Et on dirait que l’orgue limonaire parle ici sa langue à lui – ou à elle – pour la première fois. La musique mécanique a cet avantage de pouvoir exécuter des vitesses ou constantes non réalisables par des humains. Et cette machine s’exprime par la transe, les musiques répétitives, avec une sorte de frénésie, comme prise dans une course et dans les tourbillons de toutes ces décennies de dancing de croisée des chemins.
Au Japon, l’aura d’un objet provient de sa matière mais aussi des auras de ceux qui l’ont fabriqué et qui en ont pris soin.
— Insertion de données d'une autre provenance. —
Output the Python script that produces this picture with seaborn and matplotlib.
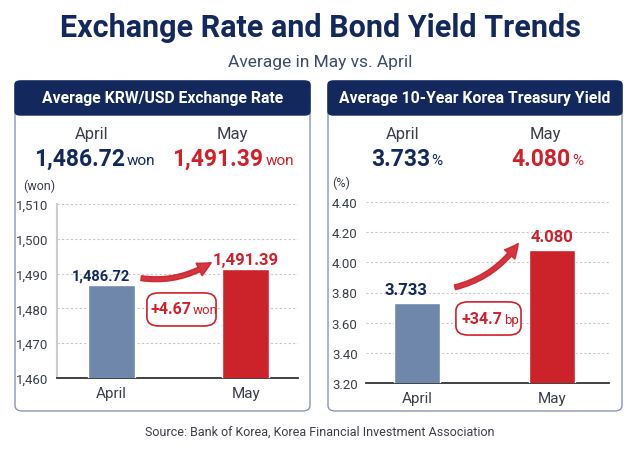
import matplotlib.pyplot as plt
import seaborn as sns
import pandas as pd
from matplotlib.patches import FancyBboxPatch, FancyArrowPatch

# Data
months = ["April", "May"]
krw_usd = [1486.72, 1491.39]
krw_labels = ["1,486.72", "1,491.39"]
krw_ticks = [1460, 1470, 1480, 1490, 1500, 1510]
krw_tick_labels = ["1,460", "1,470", "1,480", "1,490", "1,500", "1,510"]
yield_10y = [3.733, 4.080]
yield_labels = ["3.733", "4.080"]
yield_ticks = [3.20, 3.40, 3.60, 3.80, 4.00, 4.20, 4.40]
yield_tick_labels = ["3.20", "3.40", "3.60", "3.80", "4.00", "4.20", "4.40"]

NAVY = "#13285c"
RED = "#d0202a"
BAR_BLUE = "#6f87ab"
BAR_RED = "#cc232b"
GRAY = "#3a3f4a"

sns.set_theme(style="white")
plt.rcParams["font.family"] = ["Roboto", "DejaVu Sans"]

W, H = 640, 452
fig = plt.figure(figsize=(6.4, 4.52), dpi=100)
fig.patch.set_facecolor("white")


def fx(x):
    return x / W


def fy(y):
    return 1 - y / H


# Title
fig.text(fx(320), fy(28), "Exchange Rate and Bond Yield Trends", ha="center", va="center",
         fontsize=22, fontweight="bold", color=NAVY)
fig.text(fx(320), fy(62), "Average in May vs. April", ha="center", va="center",
         fontsize=12.5, color="#3d4b6b")

# Panels
for x0, x1, title in [(15, 310, "Average KRW/USD Exchange Rate"),
                      (328, 622, "Average 10-Year Korea Treasury Yield")]:
    box = FancyBboxPatch((fx(x0), fy(412)), fx(x1 - x0), (412 - 82) / H,
                         boxstyle="round,pad=0,rounding_size=0.012",
                         transform=fig.transFigure, facecolor="white",
                         edgecolor="#8a96b8", linewidth=1.0, zorder=-2)
    fig.patches.append(box)
    head = FancyBboxPatch((fx(x0), fy(116)), fx(x1 - x0), (116 - 82) / H,
                          boxstyle="round,pad=0,rounding_size=0.008",
                          transform=fig.transFigure, facecolor=NAVY,
                          edgecolor=NAVY, linewidth=1.0, zorder=-1)
    fig.patches.append(head)
    fig.text(fx((x0 + x1) / 2), fy(99), title, ha="center", va="center",
             fontsize=11.3, fontweight="bold", color="white")

# Headline figures
fig.text(fx(92), fy(134), "April", ha="center", va="center", fontsize=12, color=GRAY)
fig.text(fx(232), fy(134), "May", ha="center", va="center", fontsize=12, color=GRAY)
fig.text(fx(125), fy(159), krw_labels[0], ha="right", va="center", fontsize=16.5,
         fontweight="bold", color=NAVY)
fig.text(fx(127), fy(161), "won", ha="left", va="center", fontsize=11, color=NAVY)
fig.text(fx(263), fy(159), krw_labels[1], ha="right", va="center", fontsize=16.5,
         fontweight="bold", color=RED)
fig.text(fx(266), fy(161), "won", ha="left", va="center", fontsize=11, color=RED)

fig.text(fx(403), fy(134), "April", ha="center", va="center", fontsize=12, color=GRAY)
fig.text(fx(545), fy(134), "May", ha="center", va="center", fontsize=12, color=GRAY)
fig.text(fx(430), fy(159), yield_labels[0], ha="right", va="center", fontsize=16.5,
         fontweight="bold", color=NAVY)
fig.text(fx(431), fy(161), "%", ha="left", va="center", fontsize=11, color=NAVY)
fig.text(fx(570), fy(159), yield_labels[1], ha="right", va="center", fontsize=16.5,
         fontweight="bold", color=RED)
fig.text(fx(572), fy(161), "%", ha="left", va="center", fontsize=11, color=RED)


def draw_bars(ax, values, labels, ticks, tick_labels, xlim, width, unit, label_sizes,
              change, change_unit, box_rect, split, arrow_from, arrow_to, label_pad,
              left_spine):
    df = pd.DataFrame({"month": months, "value": values})
    sns.barplot(data=df, x="month", y="value", hue="month",
                palette=[BAR_BLUE, BAR_RED], width=width, legend=False,
                ax=ax, zorder=3, saturation=1)
    ax.set_ylim(ticks[0], ticks[-1])
    ax.set_xlim(*xlim)
    ax.set_yticks(ticks)
    ax.set_yticklabels(tick_labels, fontsize=9.5, color=GRAY)
    ax.tick_params(axis="y", length=0, pad=6)
    ax.tick_params(axis="x", length=0, pad=6, labelsize=11, labelcolor=GRAY)
    ax.set_xlabel("")
    ax.set_ylabel("")
    for t in ticks[1:]:
        ax.axhline(t, color="#c8c8c8", linestyle=(0, (2, 2)), linewidth=0.8, zorder=1)
    for s in ["top", "right"]:
        ax.spines[s].set_visible(False)
    ax.spines["bottom"].set_color("#333333")
    ax.spines["bottom"].set_linewidth(1.3)
    ax.spines["left"].set_visible(left_spine)
    ax.spines["left"].set_color("#cccccc")
    ax.spines["left"].set_linewidth(1.5)
    ax.set_facecolor("none")
    ax.text(-0.14, 1.11, unit, transform=ax.transAxes,
            ha="left", va="center", fontsize=9, color=GRAY)
    for i, (v, lab) in enumerate(zip(values, labels)):
        ax.text(i - 0.08 if i == 0 else i, v + label_pad, lab, ha="center",
                va="bottom", fontsize=label_sizes[i], fontweight="bold",
                color=NAVY if i == 0 else RED, zorder=5)

    # change badge
    bx0, by0, bx1, by1 = box_rect
    badge = FancyBboxPatch((bx0, by0), bx1 - bx0, by1 - by0,
                           boxstyle="round,pad=0,rounding_size=0.05",
                           transform=ax.transAxes, facecolor="white",
                           edgecolor=RED, linewidth=1.2, zorder=6)
    ax.add_patch(badge)
    ax.text(split[0], split[1], change, transform=ax.transAxes, ha="right",
            va="center", fontsize=11.5, fontweight="bold", color=RED, zorder=7)
    ax.text(split[0] + 0.005, split[1] - 0.005, change_unit, transform=ax.transAxes,
            ha="left", va="center", fontsize=9.5, color=RED, zorder=7)

    arrow = FancyArrowPatch(arrow_from, arrow_to, connectionstyle="arc3,rad=0.2",
                            arrowstyle="simple,head_width=10,head_length=10,tail_width=3.5",
                            color=RED, alpha=0.9, zorder=4, mutation_scale=1)
    ax.add_patch(arrow)


ax1 = fig.add_axes([fx(57), fy(379), fx(298 - 57), (379 - 205) / H])
draw_bars(ax1, krw_usd, krw_labels, krw_ticks, krw_tick_labels,
          (-0.407, 1.39), 0.35, "(won)", (10.5, 12),
          "+4.67", "won", (0.373, 0.299, 0.66, 0.489), (0.558, 0.397),
          (0.2, 1488.8), (0.76, 1493.6), 0.6, True)

ax2 = fig.add_axes([fx(366), fy(384), fx(609 - 366), (384 - 203) / H])
draw_bars(ax2, yield_10y, yield_labels, yield_ticks, yield_tick_labels,
          (-0.378, 1.42), 0.34, "(%)", (12, 12),
          "+34.7", "bp", (0.370, 0.265, 0.638, 0.448), (0.562, 0.354),
          (0.26, 3.83), (0.76, 4.14), 0.04, False)

fig.text(fx(320), fy(432), "Source: Bank of Korea, Korea Financial Investment Association",
         ha="center", va="center", fontsize=9, color=GRAY)

plt.savefig("out.png", dpi=100)
plt.close()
Cette aura est comme une âme pour qui croit en ce que Chris Marker nomme si bien « l’entre deux » : pas tout à fait un au-delà métaphysique mais plutôt un présent augmenté des traces de toutes nos histoires.
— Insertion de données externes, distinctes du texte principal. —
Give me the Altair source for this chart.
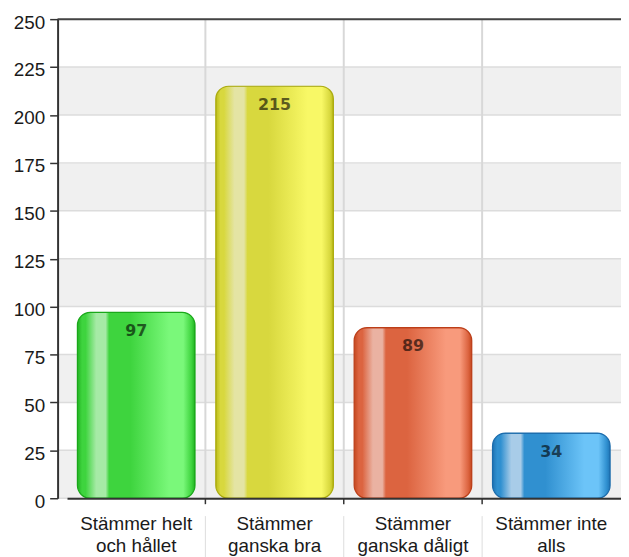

Donc la parole est à l’orgue rebaptisée O.R.G (comme dans CYBORG) et à son GHOST. Ceux qui dansent les dimanches à Herzeele depuis des décennies en avaient rêvé tant de fois : que l’automate désuète, presque survivante, s’hybride à une machine d’aujourd’hui. Que nos histoires et nos os ne fassent qu’un, dans un moment cyborg, pour un temps magique, comme celui de la fête et du time traveling. Un évènement pour de vrai, au sens politique même, une «transe-humanisme» – en opposition au transhumanisme robocop – car rien n’est plus gai quand ces dimensions ici cousues entre elles comme les chairs de la vieille frankenstein tiennent bon ensemble.
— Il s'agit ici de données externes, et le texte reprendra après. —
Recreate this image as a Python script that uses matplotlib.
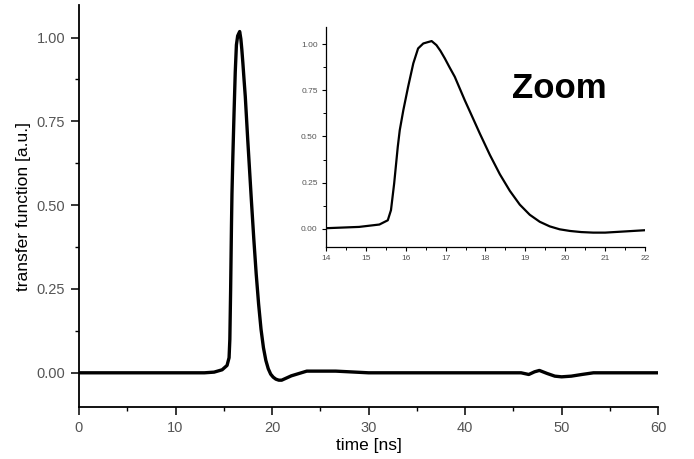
import matplotlib
matplotlib.use("Agg")
import matplotlib.pyplot as plt
from matplotlib.ticker import MultipleLocator, FormatStrFormatter

plt.rcParams['font.family'] = ['Liberation Sans', 'DejaVu Sans']

# time [ns] and transfer function [a.u.]
time = [0.0, 5.0, 10.0, 13.0, 14.0, 14.83, 15.34, 15.55, 15.63, 15.71, 15.80, 15.85,
        15.94, 16.06, 16.19, 16.31, 16.44, 16.55, 16.65, 16.77, 16.87, 16.98, 17.1,
        17.23, 17.48, 17.61, 17.86, 18.11, 18.36, 18.61, 18.86, 19.11, 19.36, 19.61,
        19.86, 20.12, 20.4, 20.7, 21.0, 21.54, 22.0, 22.8, 23.6, 26.6, 30.0, 40.0,
        45.8, 46.6, 47.2, 47.7, 48.5, 49.3, 50.0, 51.0, 52.1, 53.3, 56.0, 60.0]
signal = [0.0, 0.0, 0.0, 0.0, 0.002, 0.009, 0.022, 0.045, 0.10, 0.245, 0.443, 0.534,
          0.643, 0.770, 0.897, 0.978, 1.005, 1.012, 1.018, 0.996, 0.965, 0.924, 0.875,
          0.824, 0.697, 0.635, 0.515, 0.400, 0.295, 0.205, 0.130, 0.075, 0.037, 0.012,
          -0.004, -0.013, -0.019, -0.022, -0.022, -0.015, -0.009, -0.002, 0.005, 0.005,
          0.0, 0.0, 0.0, -0.005, 0.003, 0.007, -0.002, -0.010, -0.012, -0.010, -0.005,
          0.0, 0.0, 0.0]

main_xticks = [0, 10, 20, 30, 40, 50, 60]
main_yticks = [0.0, 0.25, 0.5, 0.75, 1.0]
inset_xticks = [14, 15, 16, 17, 18, 19, 20, 21, 22]
inset_yticks = [0.0, 0.25, 0.5, 0.75, 1.0]

tick_grey = '#555555'

fig = plt.figure(figsize=(6.94, 4.59), dpi=100)

ax = fig.add_axes([0.1138, 0.1133, 0.8345, 0.8757])
ax.plot(time, signal, color='black', lw=2.4, solid_joinstyle='round')
ax.set_xlim(0, 60)
ax.set_ylim(-0.102, 1.097)
ax.set_xticks(main_xticks)
ax.set_yticks(main_yticks)
ax.xaxis.set_minor_locator(MultipleLocator(5))
ax.yaxis.set_minor_locator(MultipleLocator(0.125))
ax.yaxis.set_major_formatter(FormatStrFormatter('%.2f'))
for s in ['top', 'right']:
    ax.spines[s].set_visible(False)
for s in ['left', 'bottom']:
    ax.spines[s].set_linewidth(1.3)
ax.tick_params(which='major', direction='out', length=6, width=1.1,
               labelsize=10.5, labelcolor=tick_grey, pad=4)
ax.tick_params(which='minor', direction='out', length=3, width=1.0)
ax.set_xlabel('time [ns]', fontsize=12.5, labelpad=2)
ax.set_ylabel('transfer function [a.u.]', fontsize=12.5, labelpad=4)

ins = fig.add_axes([0.4697, 0.4619, 0.4597, 0.4791])
ins.plot(time, signal, color='black', lw=1.6, solid_joinstyle='round')
ins.set_xlim(14, 22)
ins.set_ylim(-0.10, 1.094)
ins.set_xticks(inset_xticks)
ins.set_yticks(inset_yticks)
ins.xaxis.set_minor_locator(MultipleLocator(0.5))
ins.yaxis.set_minor_locator(MultipleLocator(0.125))
ins.yaxis.set_major_formatter(FormatStrFormatter('%.2f'))
ins.patch.set_alpha(0)
for s in ['top', 'right']:
    ins.spines[s].set_visible(False)
for s in ['left', 'bottom']:
    ins.spines[s].set_linewidth(0.9)
ins.tick_params(which='major', direction='out', length=3, width=0.8,
                labelsize=6, labelcolor=tick_grey, pad=3)
ins.tick_params(which='minor', direction='out', length=2, width=0.7)
ins.text(0.73, 0.72, 'Zoom', transform=ins.transAxes, fontsize=25,
         fontweight='bold', ha='center', va='center')

fig.savefig('out.png', dpi=100)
Pour célébrer tous ces déplacements, la musique inspirée par org à Puce Moment est donc une transe qui transporte. C’est son côté invitation au voyage dans les plis errants de l’ultralocal. Les morceaux portent les noms si curieux des communes rurales et périphériques de cette partie française de la Flandre Occidentale, frontalière de la Belgique, jadis zone de trafics en tous genre et de transgression… Comme si O.R.G y zonait de nuit ou y commerçait de jour : le boeuf, la graine, la fume, le pylône, la pale d’éolienne. Ou comme si O.R.G. se souvenait et agitait dans la danse de ses souvenirs tous ces voisinages, le défilé en spirale infinie des visages et des corps qui s’animent à son contact ».